**** Material ****
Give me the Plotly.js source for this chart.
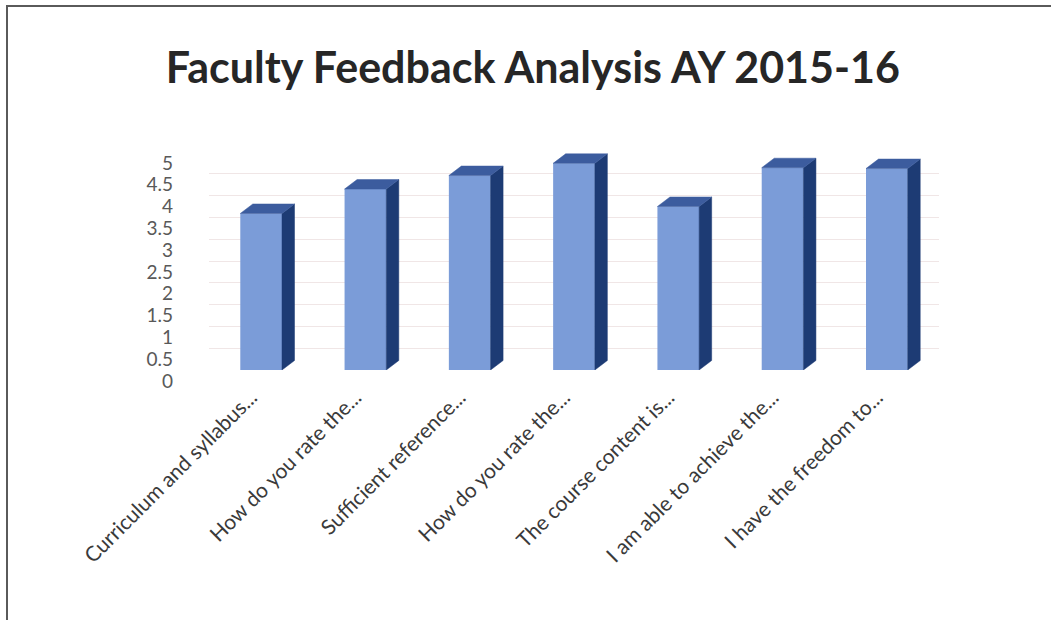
<!DOCTYPE html>
<html>
<head>
<meta charset="utf-8">
<script src="https://cdn.plot.ly/plotly-3.0.1.min.js"></script>
<style>
  html, body { margin: 0; padding: 0; background: #ffffff; }
  #wrap { position: relative; width: 1051px; height: 620px; overflow: hidden; }
  #chart { width: 1051px; height: 620px; }
  #frame { position: absolute; left: 6px; top: 5px; width: 1060px; height: 640px;
           border-left: 2px solid #5a5a5a; border-top: 2px solid #5a5a5a; pointer-events: none; }
</style>
</head>
<body>
<div id="wrap">
  <div id="chart"></div>
  <div id="frame"></div>
</div>
<script>
// ---- data ----
const categories = [
  "Curriculum and syllabus...",
  "How do you rate the...",
  "Sufficient reference...",
  "How do you rate the...",
  "The course content is...",
  "I am able to achieve the...",
  "I have the freedom to..."
];
const values = [3.59, 4.15, 4.46, 4.74, 3.75, 4.64, 4.62];
const yTickVals = [0, 0.5, 1, 1.5, 2, 2.5, 3, 3.5, 4, 4.5, 5];
const yTickText = ["0", "0.5", "1", "1.5", "2", "2.5", "3", "3.5", "4", "4.5", "5"];
const chartTitle = "Faculty Feedback Analysis AY 2015-16";

// ---- styling for the pseudo 3-D columns ----
const barWidth = 0.4;     // fraction of a category slot
const depthX = 0.12;      // depth offset in category units
const depthY = 0.218;     // depth offset in value units
const xIdx = categories.map((_, i) => i);

// side faces and top faces, built from the values
const sideX = [], sideY = [], topX = [], topY = [];
values.forEach((v, i) => {
  const r = i + barWidth / 2, l = i - barWidth / 2;
  sideX.push(r, r + depthX, r + depthX, r, r, null);
  sideY.push(0, depthY, v + depthY, v, 0, null);
  topX.push(l, r, r + depthX, l + depthX, l, null);
  topY.push(v, v, v + depthY, v + depthY, v, null);
});

const traces = [
  {
    type: "bar", x: xIdx, y: values, width: barWidth,
    marker: { color: "#7b9cd8", line: { width: 0 } },
    hoverinfo: "y", showlegend: false
  },
  {
    type: "scatter", mode: "lines", x: sideX, y: sideY, fill: "toself",
    fillcolor: "#1d3b74", line: { color: "#1d3b74", width: 0.5 },
    hoverinfo: "skip", showlegend: false, cliponaxis: false
  },
  {
    type: "scatter", mode: "lines", x: topX, y: topY, fill: "toself",
    fillcolor: "#3c5c9e", line: { color: "#3c5c9e", width: 0.5 },
    hoverinfo: "skip", showlegend: false, cliponaxis: false
  }
];

const layout = {
  width: 1051, height: 620,
  paper_bgcolor: "#ffffff", plot_bgcolor: "#ffffff",
  margin: { l: 209, r: 112, t: 152, b: 250 },
  title: {
    text: "<b>" + chartTitle + "</b>",
    font: { family: "Lato, 'Open Sans', sans-serif", size: 43, color: "#262626" },
    x: 0.507, xref: "container", xanchor: "center",
    y: 0.89, yref: "container", yanchor: "middle"
  },
  xaxis: {
    range: [-0.5, 6.5],
    tickvals: xIdx, ticktext: categories,
    tickangle: -45,
    tickfont: { family: "Lato, 'Open Sans', sans-serif", size: 21, color: "#3a3a3a" },
    showgrid: false, zeroline: false, showline: false, ticks: "",
    ticklabelstandoff: 10, ticklabelshift: -10, fixedrange: true
  },
  yaxis: {
    range: [0, 5],
    tickvals: yTickVals, ticktext: yTickText,
    tickfont: { family: "Lato, 'Open Sans', sans-serif", size: 19, color: "#595959" },
    showgrid: true, gridcolor: "#f0e6e6", gridwidth: 1,
    zeroline: false, showline: false, ticks: "",
    ticklabelshift: 11, ticklabelstandoff: 35, fixedrange: true
  },
  bargap: 0.6
};

Plotly.newPlot("chart", traces, layout, { staticPlot: true, displayModeBar: false });
</script>
</body>
</html>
****
### Exercise brief
Set down the material exactly, every line of it, except for the pictures.

### Output of the task
Give me the Plotly.js source for this chart.
<!DOCTYPE html>
<html>
<head>
<meta charset="utf-8">
<script src="https://cdn.plot.ly/plotly-3.0.1.min.js"></script>
<style>
  html, body { margin: 0; padding: 0; background: #ffffff; }
  #wrap { position: relative; width: 1051px; height: 620px; overflow: hidden; }
  #chart { width: 1051px; height: 620px; }
  #frame { position: absolute; left: 6px; top: 5px; width: 1060px; height: 640px;
           border-left: 2px solid #5a5a5a; border-top: 2px solid #5a5a5a; pointer-events: none; }
</style>
</head>
<body>
<div id="wrap">
  <div id="chart"></div>
  <div id="frame"></div>
</div>
<script>
// ---- data ----
const categories = [
  "Curriculum and syllabus...",
  "How do you rate the...",
  "Sufficient reference...",
  "How do you rate the...",
  "The course content is...",
  "I am able to achieve the...",
  "I have the freedom to..."
];
const values = [3.59, 4.15, 4.46, 4.74, 3.75, 4.64, 4.62];
const yTickVals = [0, 0.5, 1, 1.5, 2, 2.5, 3, 3.5, 4, 4.5, 5];
const yTickText = ["0", "0.5", "1", "1.5", "2", "2.5", "3", "3.5", "4", "4.5", "5"];
const chartTitle = "Faculty Feedback Analysis AY 2015-16";

// ---- styling for the pseudo 3-D columns ----
const barWidth = 0.4;     // fraction of a category slot
const depthX = 0.12;      // depth offset in category units
const depthY = 0.218;     // depth offset in value units
const xIdx = categories.map((_, i) => i);

// side faces and top faces, built from the values
const sideX = [], sideY = [], topX = [], topY = [];
values.forEach((v, i) => {
  const r = i + barWidth / 2, l = i - barWidth / 2;
  sideX.push(r, r + depthX, r + depthX, r, r, null);
  sideY.push(0, depthY, v + depthY, v, 0, null);
  topX.push(l, r, r + depthX, l + depthX, l, null);
  topY.push(v, v, v + depthY, v + depthY, v, null);
});

const traces = [
  {
    type: "bar", x: xIdx, y: values, width: barWidth,
    marker: { color: "#7b9cd8", line: { width: 0 } },
    hoverinfo: "y", showlegend: false
  },
  {
    type: "scatter", mode: "lines", x: sideX, y: sideY, fill: "toself",
    fillcolor: "#1d3b74", line: { color: "#1d3b74", width: 0.5 },
    hoverinfo: "skip", showlegend: false, cliponaxis: false
  },
  {
    type: "scatter", mode: "lines", x: topX, y: topY, fill: "toself",
    fillcolor: "#3c5c9e", line: { color: "#3c5c9e", width: 0.5 },
    hoverinfo: "skip", showlegend: false, cliponaxis: false
  }
];

const layout = {
  width: 1051, height: 620,
  paper_bgcolor: "#ffffff", plot_bgcolor: "#ffffff",
  margin: { l: 209, r: 112, t: 152, b: 250 },
  title: {
    text: "<b>" + chartTitle + "</b>",
    font: { family: "Lato, 'Open Sans', sans-serif", size: 43, color: "#262626" },
    x: 0.507, xref: "container", xanchor: "center",
    y: 0.89, yref: "container", yanchor: "middle"
  },
  xaxis: {
    range: [-0.5, 6.5],
    tickvals: xIdx, ticktext: categories,
    tickangle: -45,
    tickfont: { family: "Lato, 'Open Sans', sans-serif", size: 21, color: "#3a3a3a" },
    showgrid: false, zeroline: false, showline: false, ticks: "",
    ticklabelstandoff: 10, ticklabelshift: -10, fixedrange: true
  },
  yaxis: {
    range: [0, 5],
    tickvals: yTickVals, ticktext: yTickText,
    tickfont: { family: "Lato, 'Open Sans', sans-serif", size: 19, color: "#595959" },
    showgrid: true, gridcolor: "#f0e6e6", gridwidth: 1,
    zeroline: false, showline: false, ticks: "",
    ticklabelshift: 11, ticklabelstandoff: 35, fixedrange: true
  },
  bargap: 0.6
};

Plotly.newPlot("chart", traces, layout, { staticPlot: true, displayModeBar: false });
</script>
</body>
</html>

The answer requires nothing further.